Na alma ainda continua arquitecto. “Eu faço arquitectura com o “Corpus”, eu crio luz, eu crio cenografias. Vês o meu palco? É um palco de arquitectura. Não tem nada a ver com abrir a cortina e fazer uma dança. Eu sempre trabalhei com linguagens cénicas, com linguagens espaciais”.

O 25 de Abril abriu-lhe horizontes extraordinários, ficou fascinado com a liberdade, com as possibilidades de viajar. Foi aqui que surgiu Maria Ângela de Sousa, uma pessoa que foi um instrumento fundamental na sua vida. Cientista e imunologista, vivia nessa altura em Nova Iorque. Quando a mãe de Rui Horta faleceu, em 1978, com apenas 21 anos, Maria Ângela pôs-lhe a chave de sua casa nas mãos e ele foi para Nova Iorque. Pensou em ficar três meses, mas acabou por ficar seis anos. “Foi um tempo fantástico.
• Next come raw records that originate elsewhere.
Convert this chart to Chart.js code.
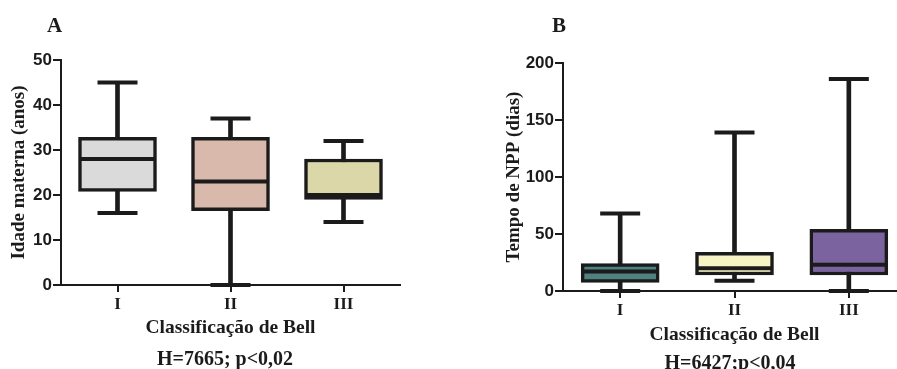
<!DOCTYPE html>
<html><head><meta charset="utf-8">
<script src="https://cdn.jsdelivr.net/npm/chart.js@4/dist/chart.umd.min.js"></script>
<style>
html,body{margin:0;padding:0;background:#fff;overflow:hidden;width:897px;height:369px;position:relative;}
.wrap{position:absolute;top:0;}
.lbl{position:absolute;font-family:"Liberation Serif","Times New Roman",serif;font-weight:bold;color:#1b1b1b;line-height:1;white-space:nowrap;}
</style></head><body>
<div class="wrap" style="left:0"><canvas id="ca" width="448" height="369"></canvas></div>
<div class="wrap" style="left:448px"><canvas id="cb" width="500" height="369"></canvas></div>
<div class="lbl" style="left:47px;top:15px;font-size:21px">A</div>
<div class="lbl" style="left:552px;top:15px;font-size:21px">B</div>
<div class="lbl" style="left:125px;width:200px;text-align:center;top:348px;font-size:20px">H=7665; p&lt;0,02</div>
<div class="lbl" style="left:630px;width:200px;text-align:center;top:352px;font-size:20px">H=6427;p&lt;0,04</div>
<script>
// ---- data ----
const categories = ['I', 'II', 'III'];

const idadeMin    = [16, 0, 14];
const idadeQ1     = [20.8, 16.5, 19];
const idadeMedian = [28, 23, 20];
const idadeQ3     = [32.8, 32.8, 28];
const idadeMax    = [45, 37, 32];
const idadeTicks  = [0, 10, 20, 30, 40, 50];
const idadeColors = ['#dadada', '#d9b9ab', '#dcd7a8'];

const nppMin    = [0, 9, 0];
const nppQ1     = [7.5, 14, 14];
const nppMedian = [17, 20, 23];
const nppQ3     = [24, 34, 54];
const nppMax    = [68, 139, 186];
const nppTicks  = [0, 50, 100, 150, 200];
const nppColors = ['#4e817f', '#f6f4c4', '#7a639f'];

const ink = '#1b1b1b';

function pointLine(data, r, order) {
  return {type: 'line', data: data, showLine: false, pointStyle: 'line',
    pointRadius: r, pointHoverRadius: r, pointBorderWidth: 4, pointHoverBorderWidth: 4,
    borderColor: ink, pointBorderColor: ink, backgroundColor: ink, order: order, clip: false};
}

function boxChart(id, mins, q1, med, q3, max, colors, ticks, yTitle, geom) {
  return new Chart(document.getElementById(id), {
    type: 'bar',
    data: {
      labels: categories,
      datasets: [
        pointLine(max, geom.cap, 0),
        pointLine(mins, geom.cap, 0),
        pointLine(med, geom.box / 2 - 1, 0),
        {type: 'bar', data: q1.map((v, i) => [v, q3[i]]), backgroundColor: colors,
          borderColor: ink, borderWidth: 3.5, borderSkipped: false, barThickness: geom.box,
          grouped: false, order: 1},
        {type: 'bar', data: mins.map((v, i) => [v, max[i]]), backgroundColor: ink,
          borderWidth: 0, barThickness: 4, grouped: false, order: 2}
      ]
    },
    options: {
      responsive: false, animation: false, events: [],
      layout: {padding: geom.pad},
      plugins: {legend: {display: false}, tooltip: {enabled: false}},
      scales: {
        x: {
          offset: true,
          grid: {offset: false, drawOnChartArea: false, tickLength: 7, lineWidth: 2, color: ink},
          border: {color: ink, width: 2},
          ticks: {color: ink, padding: 2, font: {family: 'Liberation Serif', weight: 'bold', size: 17}},
          title: {display: true, text: 'Classificação de Bell', color: ink, padding: 0,
            font: {family: 'Liberation Serif', weight: 'bold', size: 19.5}},
          afterFit: s => { s.height = geom.xh; }
        },
        y: {
          min: ticks[0], max: ticks[ticks.length - 1],
          afterBuildTicks: s => { s.ticks = ticks.map(v => ({value: v})); },
          grid: {drawOnChartArea: false, tickLength: 8, lineWidth: 2, color: ink},
          border: {color: ink, width: 2},
          ticks: {color: ink, padding: 1, font: {family: 'Liberation Sans', weight: 'bold', size: 17}},
          title: {display: true, text: yTitle, color: ink, padding: 0,
            font: {family: 'Liberation Serif', weight: 'bold', size: 19}},
          afterFit: s => { s.width = geom.yw; }
        }
      }
    }
  });
}

boxChart('ca', idadeMin, idadeQ1, idadeMedian, idadeQ3, idadeMax, idadeColors, idadeTicks,
  'Idade materna (anos)',
  {pad: {left: 8, right: 48, top: 60, bottom: 29}, yw: 53, xh: 55, box: 78, cap: 20});

boxChart('cb', nppMin, nppQ1, nppMedian, nppQ3, nppMax, nppColors, nppTicks,
  'Tempo de NPP (dias)',
  {pad: {left: 55, right: 40, top: 63, bottom: 22}, yw: 60, xh: 56, box: 78, cap: 20});
</script>
</body></html>
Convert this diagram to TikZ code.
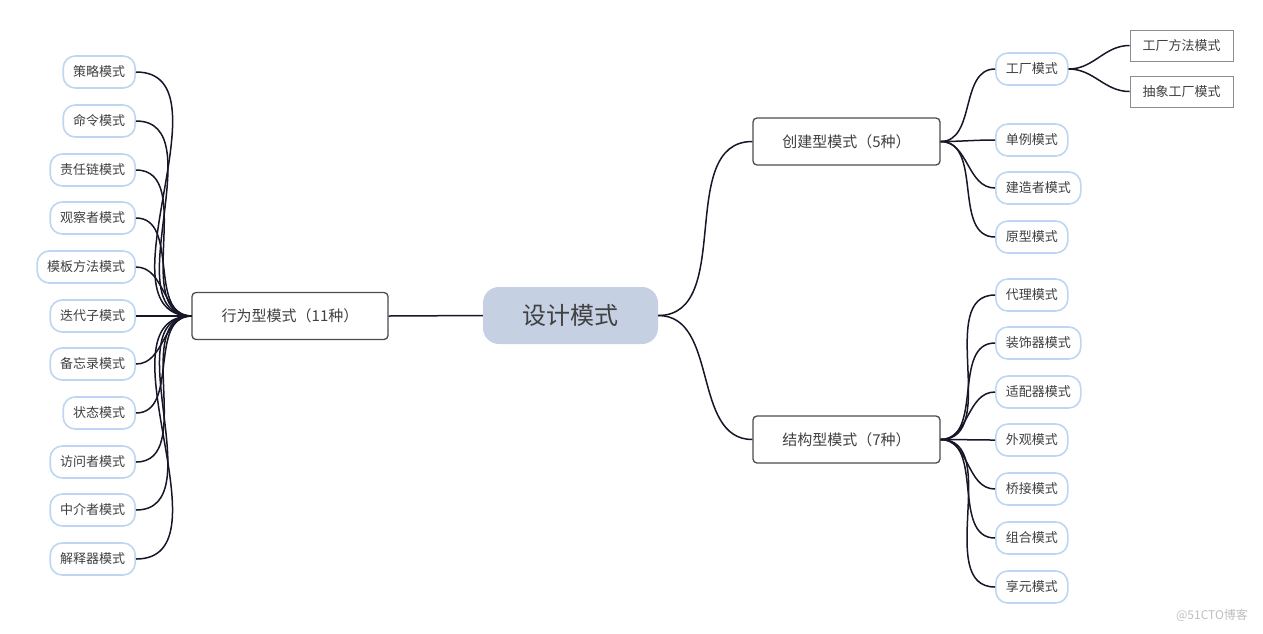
\documentclass[tikz,border=0pt]{standalone}
\usepackage{fontspec}
\setmainfont{Noto Sans CJK SC}
\usetikzlibrary{positioning}
\definecolor{rootblue}{RGB}{197,208,227}
\definecolor{leafblue}{RGB}{190,214,242}
\definecolor{linedark}{RGB}{22,22,40}
\tikzstyle{rootnode}=[fill=rootblue, rounded corners=16pt, minimum width=175pt, minimum height=57pt, font=\fontsize{24}{24}\selectfont, text=black!75]
\tikzstyle{mainnode}=[draw=black!70, line width=1.3pt, fill=white, rounded corners=4pt, minimum height=47pt, font=\fontsize{15}{15}\selectfont, text=black!75]
\tikzstyle{leafnode}=[draw=leafblue, line width=1.6pt, fill=white, rounded corners=12pt, minimum height=32pt, inner xsep=10pt, font=\fontsize{13}{13}\selectfont, text=black!75]
\tikzstyle{subnode}=[draw=black!45, line width=0.8pt, fill=white, minimum height=31pt, minimum width=103pt, font=\fontsize{13}{13}\selectfont, text=black!75]
\tikzstyle{link}=[draw=linedark, line width=1.5pt]
\begin{document}
\begin{tikzpicture}[x=1pt,y=-1pt]
	\useasboundingbox (0,0) rectangle (1263,633);
	\node[rootnode] (root) at (570.5,315.5) {设计模式};
	\node[mainnode, minimum width=187pt] (create) at (846.5,141.5) {创建型模式（5种）};
	\node[mainnode, minimum width=187pt] (struct) at (846.5,439.5) {结构型模式（7种）};
	\node[mainnode, minimum width=196pt] (behave) at (290,316) {行为型模式（11种）};
	\draw[link] (root.east) to[out=0,in=180] (create.west);
	\draw[link] (root.east) to[out=0,in=180] (struct.west);
	\draw[link] (root.west) -- (behave.east);
	% creational
	\foreach \name/\txt/\y in {fac/工厂模式/69, sgl/单例模式/140, bld/建造者模式/188, pro/原型模式/237}{
		\node[leafnode, anchor=west] (\name) at (995,\y) {\txt};
		\draw[link] (create.east) to[out=0,in=180] (\name.west);
	}
	\node[subnode] (facm) at (1181.5,45.5) {工厂方法模式};
	\node[subnode] (absf) at (1181.5,91.5) {抽象工厂模式};
	\draw[link] (fac.east) to[out=0,in=180] (facm.west);
	\draw[link] (fac.east) to[out=0,in=180] (absf.west);
	% structural
	\foreach \name/\txt/\y in {prx/代理模式/295, dec/装饰器模式/343, adp/适配器模式/392, fcd/外观模式/440, brg/桥接模式/489, cmp/组合模式/538, fly/享元模式/587}{
		\node[leafnode, anchor=west] (\name) at (995,\y) {\txt};
		\draw[link] (struct.east) to[out=0,in=180] (\name.west);
	}
	% behavioral
	\foreach \name/\txt/\y in {stg/策略模式/72, cmd/命令模式/121, chn/责任链模式/170, obs/观察者模式/218, tpl/模板方法模式/267, itr/迭代子模式/316, mem/备忘录模式/364, sta/状态模式/413, vis/访问者模式/462, med/中介者模式/510, itp/解释器模式/559}{
		\node[leafnode, anchor=east] (\name) at (136,\y) {\txt};
		\draw[link] (behave.west) to[out=180,in=0] (\name.east);
	}
	\node[text=black!25, font=\fontsize{12}{12}\selectfont] (mark) at (1212,615) {@51CTO博客};
\end{tikzpicture}
\end{document}
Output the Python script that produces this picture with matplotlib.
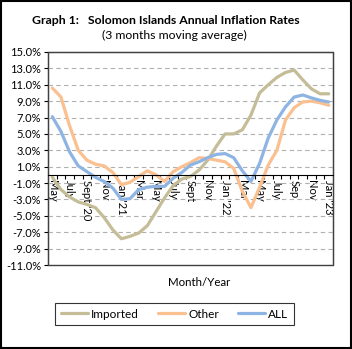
#!/usr/bin/env python3
"""
Solomon Islands annual inflation rates (3 months moving average)
"""
import matplotlib
matplotlib.use('Agg')
import matplotlib.pyplot as plt
from matplotlib.patches import Rectangle

plt.rcParams['font.family'] = ['Lato', 'DejaVu Sans']

# May 2020 .. Jan 2023, one value per month
months = ['May', 'Jun', 'July', 'Aug', "Sept '20", 'Oct', 'Nov', 'Dec',
          "Jan '21", 'Feb', 'Mar', 'Apr', 'May', 'Jun', 'July', 'Aug',
          'Sept', 'Oct', 'Nov', 'Dec', "Jan '22", 'Feb', 'Mar', 'Apr',
          'May', 'Jun', 'July', 'Aug', 'Sep', 'Oct', 'Nov', 'Dec', "Jan '23"]

imported = [-0.3, -1.8, -2.7, -3.3, -3.6, -4.0, -5.2, -6.7, -7.8, -7.5, -7.1,
            -6.2, -4.5, -2.8, -1.3, -0.5, -0.2, 0.6, 1.8, 3.5, 5.0, 5.0, 5.5,
            7.3, 10.0, 11.0, 11.9, 12.5, 12.8, 11.6, 10.5, 9.9, 9.9]
other = [10.6, 9.5, 6.0, 3.0, 1.8, 1.3, 1.1, 0.3, -1.2, -0.9, -0.2, 0.5, 0.0,
         -0.8, 0.4, 1.0, 1.5, 2.1, 2.0, 1.8, 1.6, 0.8, -2.0, -4.0, -1.5, 1.2,
         3.0, 6.7, 8.2, 8.9, 9.0, 8.8, 8.5]
all_items = [7.1, 5.3, 2.8, 1.1, 0.4, -0.3, -0.8, -1.6, -3.0, -2.9, -1.8, -1.5,
             -1.4, -1.4, -0.4, 0.3, 1.2, 1.6, 2.1, 2.5, 2.6, 2.1, 0.5, -0.8,
             1.4, 4.5, 6.7, 8.3, 9.5, 9.75, 9.4, 9.1, 8.9]

y_ticks = list(range(-11, 16, 2))

fig = plt.figure(figsize=(3.52, 3.49), dpi=100)
ax = fig.add_axes([48 / 352, 1 - 265 / 349, 285 / 352, 213 / 349])

x = list(range(len(months)))
ax.plot(x, imported, color='#C4BD97', lw=2.3, label='Imported', solid_capstyle='round')
ax.plot(x, other, color='#FAC090', lw=2.3, label='Other', solid_capstyle='round')
ax.plot(x, all_items, color='#8EB4E3', lw=2.3, label='ALL', solid_capstyle='round')

ax.set_xlim(-0.5, len(months) - 0.5)
ax.set_ylim(-11, 15)
ax.set_yticks(y_ticks)
ax.set_yticklabels([f'{v:.1f}%' for v in y_ticks], fontsize=8)
ax.yaxis.grid(True, linestyle=(0, (4, 3)), color='#B0B0B0', lw=0.8)
ax.tick_params(axis='y', length=3, width=0.8, pad=2)

# category axis crosses at zero
ax.spines['bottom'].set_position(('data', 0))
for s in ['left', 'right', 'top']:
    ax.spines[s].set_color('#404040')
ax.spines['bottom'].set_color('black')
ax.add_patch(Rectangle((0, 0), 1, 1, transform=ax.transAxes, fill=False,
                       edgecolor='#404040', lw=1.0, clip_on=False))
ax.set_xticks(x[::2])
ax.set_xticklabels(months[::2], rotation=270, fontsize=8)
ax.set_xticks([i - 0.5 for i in x[1:]], minor=True)
ax.tick_params(axis='x', which='major', length=0, pad=4)
ax.tick_params(axis='x', which='minor', length=3, width=0.8, direction='out')

fig.text(199 / 352, 1 - 283 / 349, 'Month/Year', ha='center', va='center', fontsize=8.3)
fig.text(0.47, 1 - 20 / 349, 'Graph 1:   Solomon Islands Annual Inflation Rates',
         ha='center', va='center', fontsize=8.8, fontweight='bold')
fig.text(0.495, 1 - 35 / 349, '(3 months moving average)', ha='center', va='center',
         fontsize=8.8)

leg = fig.legend(loc='center', bbox_to_anchor=(174.5 / 352, 1 - 314 / 349), ncol=3,
                 fontsize=8.5, frameon=True, fancybox=False, edgecolor='black',
                 handlelength=2.3, columnspacing=1.6, handletextpad=0.25,
                 borderpad=0.5, borderaxespad=0)
leg.get_frame().set_linewidth(0.8)

fig.add_artist(Rectangle((0.003, 0.003), 0.994, 0.994, transform=fig.transFigure,
                         fill=False, edgecolor='black', lw=1.5))

fig.savefig('out.png', dpi=100)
Tudo é possível. Tive 40 mil empregos. Era filho de professores catedráticos e entreguei pizzas ao domicílio, fiz limpezas de apartamentos, dei aulas nos sítios mais escabrosos, trabalhei como garçon num restaurante. Fiz todos os trabalhos e mais alguns e, a certa altura, comecei a ser reconhecido como professor”. De facto, Rui Horta foi para os Estados Unidos para dançar, mas nos últimos anos era já um professor de referência em Nova Iorque, “talvez um dos professores mais importantes de dança moderna em Nova Iorque”.

Foi também em Nova Iorque que conheceu a sua mulher, actualmente ex-mulher, “minha grande companheira, minha grande amiga. Foi durante 15 anos minha mulher, da qual tenho 3 filhos maravilhosos”. Esta era psico-terapeuta, mas tinha uma formação de bailarina. Nessa altura dançava e foi a Nova Iorque nas férias de Verão para fazer uma “reciclagem”. Rui Horta tinha pessoas do mundo inteiro a trabalhar consigo, “conheci muita gente e conheci-a a ela”.

Este percurso profissional como professor vai desde 1982/83 até 1989/90. “Nunca diria a ninguém que sou bom coreógrafo. Mas se me perguntarem se sou um bom pedagogo, eu sou um excelente professor. Fui um excelente professor e formei bailarinos muito bons, tanto cá, como nos Estados Unidos”. Rui Horta gosta de passar conhecimento, mas gosta mais ainda de criar obras de dança. Após o regresso dos Estados Unidos, em 1991/92/93 foi professor convidado no Laban Centre em Londres, no Conservatório de Paris, no Conservatório de Lyon e na Rotherdam Dance Academy. Mas, pouco a pouco, o ensino passou a interessar-lhe menos. Estava cada vez mais fascinado pela coreografia. “A partir do final dos anos 80, princípios dos anos 90, a coreografia tomou a dianteira das minhas preocupações e eu comecei a desaparecer como professor. Aquilo não era prioritário para mim”.